Take Control of Your Reservation Experience Before It Controls You
The restaurant industry doesn't reward chaos management — it rewards systems. The operators who are scaling successfully right now are the ones who've stopped treating reservations, takeout, and catering inquiries as interruptions and started treating them as the revenue opportunities they actually are. That shift in mindset, combined with the right tools, is what separates a restaurant that's constantly putting out fires from one that's actually growing.
Here's where to start:
- Audit your current phone and reservation process — honestly and thoroughly.

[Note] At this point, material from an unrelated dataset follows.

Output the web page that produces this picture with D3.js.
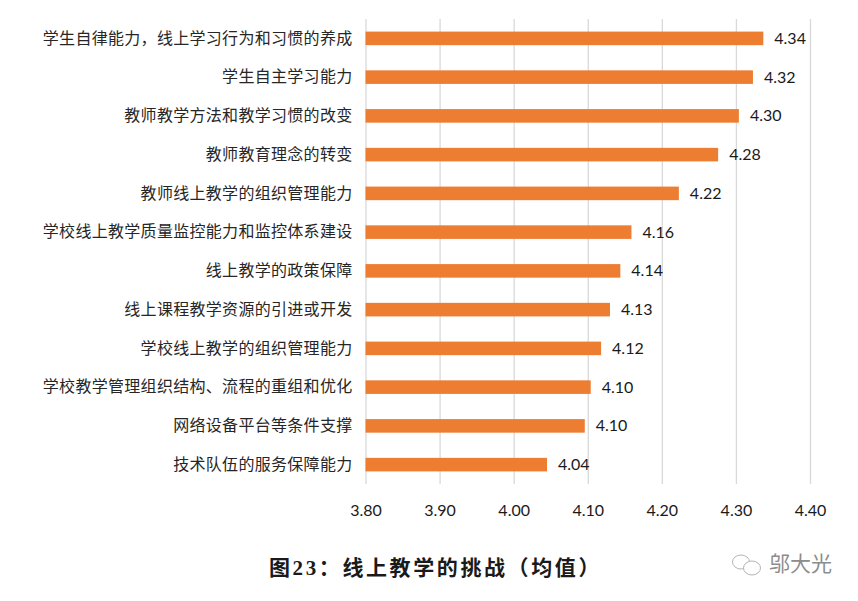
<!DOCTYPE html>
<html>
<head>
<meta charset="utf-8">
<script src="https://cdn.jsdelivr.net/npm/d3@7"></script>
<style>
  html, body { margin: 0; padding: 0; background: #fff; }
  svg { display: block; }
</style>
</head>
<body>
<script>
const categories = [
    '学生自律能力\uFF0C线上学习行为和习惯的养成',
    '学生自主学习能力',
    '教师教学方法和教学习惯的改变',
    '教师教育理念的转变',
    '教师线上教学的组织管理能力',
    '学校线上教学质量监控能力和监控体系建设',
    '线上教学的政策保障',
    '线上课程教学资源的引进或开发',
    '学校线上教学的组织管理能力',
    '学校教学管理组织结构、流程的重组和优化',
    '网络设备平台等条件支撑',
    '技术队伍的服务保障能力'
];
const values = [4.337, 4.323, 4.304, 4.276, 4.223, 4.159, 4.144, 4.130, 4.118, 4.104, 4.096, 4.045];
const tick_values = [3.8, 3.9, 4.0, 4.1, 4.2, 4.3, 4.4];
const title_text = '图23\uFF1A线上教学的挑战\uFF08均值\uFF09';
const watermark_text = '邬大光';

const width = 858;
const height = 601;
const margin = {top: 19, bottom: 117, left: 365.5, right: 48};
const inner_width = width - margin.left - margin.right;
const inner_height = height - margin.top - margin.bottom;
const cjk_font = '"Noto Sans CJK SC", "Noto Sans", sans-serif';
const num_font = 'Lato, "Open Sans", sans-serif';

const svg = d3.select('body')
    .append('svg')
    .attr('width', width)
    .attr('height', height);

const chart = svg.append('g')
    .attr('transform', 'translate(' + margin.left + ',' + margin.top + ')');

const x_scale = d3.scaleLinear()
    .domain([3.8, 4.4])
    .range([0, inner_width]);

const y_scale = d3.scaleBand()
    .domain(categories)
    .range([0, inner_height])
    .paddingInner(0.65)
    .paddingOuter(0.325);

// grid lines come from the ticks of the bottom axis
const x_axis = d3.axisBottom(x_scale)
    .tickValues(tick_values)
    .tickFormat(d3.format('.2f'))
    .tickSize(inner_height)
    .tickPadding(21);

const x_group = chart.append('g').call(x_axis);
x_group.select('.domain').remove();
x_group.selectAll('.tick line')
    .attr('stroke', '#d9d9d9')
    .attr('stroke-width', 1.3);
x_group.selectAll('.tick text')
    .attr('fill', '#1a1a1a')
    .style('font-family', num_font)
    .style('font-size', '16px');

const y_axis = d3.axisLeft(y_scale)
    .tickSize(0)
    .tickPadding(13);

const y_group = chart.append('g').call(y_axis);
y_group.select('.domain').remove();
y_group.selectAll('.tick text')
    .attr('fill', '#262626')
    .style('font-family', cjk_font)
    .style('font-size', '16px')
    .style('letter-spacing', '0.3px');

const rows = categories.map((c, i) => ({category: c, value: values[i]}));

chart.selectAll('.bar')
    .data(rows)
    .enter()
    .append('rect')
    .attr('class', 'bar')
    .attr('x', 0)
    .attr('y', d => y_scale(d.category))
    .attr('width', d => x_scale(d.value))
    .attr('height', y_scale.bandwidth())
    .attr('fill', '#ed7d31');

chart.selectAll('.bar-label')
    .data(rows)
    .enter()
    .append('text')
    .attr('class', 'bar-label')
    .attr('x', d => x_scale(d.value) + 11)
    .attr('y', d => y_scale(d.category) + y_scale.bandwidth() / 2)
    .attr('dy', '0.35em')
    .attr('fill', '#1a1a1a')
    .style('font-family', num_font)
    .style('font-size', '16px')
    .text(d => d3.format('.2f')(d.value));

svg.append('text')
    .attr('x', 269)
    .attr('y', 575)
    .attr('fill', '#1a1a1a')
    .style('font-family', '"Liberation Serif", ' + cjk_font)
    .style('font-size', '21px')
    .style('font-weight', 700)
    .style('letter-spacing', '2.6px')
    .text(title_text);

// watermark, two little chat bubbles and the name
const icon = svg.append('g')
    .attr('fill', '#fff')
    .attr('stroke', '#b5b5b5')
    .attr('stroke-width', 1);
icon.append('ellipse').attr('cx', 741).attr('cy', 562).attr('rx', 8.5).attr('ry', 7);
icon.append('ellipse').attr('cx', 752).attr('cy', 568).attr('rx', 8.5).attr('ry', 7);

svg.append('text')
    .attr('x', 769)
    .attr('y', 571)
    .attr('fill', '#8c8c8c')
    .style('font-family', cjk_font)
    .style('font-size', '21px')
    .text(watermark_text);
</script>
</body>
</html>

Find every gap where a customer could fall through.
- Define a structured intake process for reservations, takeout, and catering so you're collecting the right information every time.
- Implement automated confirmations and reminders to reduce no-shows and improve the customer experience.
- Explore AI-powered reception tools to handle after-hours calls, peak-hour overflow, and routine inquiries without adding headcount.
- Track your inquiry-to-booking conversion rate so you actually know whether your process is working — or just working well enough to be dangerous.
Your restaurant has great food, a talented team, and a loyal customer base that wants to spend money with you. The least you can do is make it easy for them to get in the door — or on the phone — without wondering if anyone's actually there. Because in 2024, "we'll call you back" is not a reservation strategy. It's a missed opportunity with a callback number attached.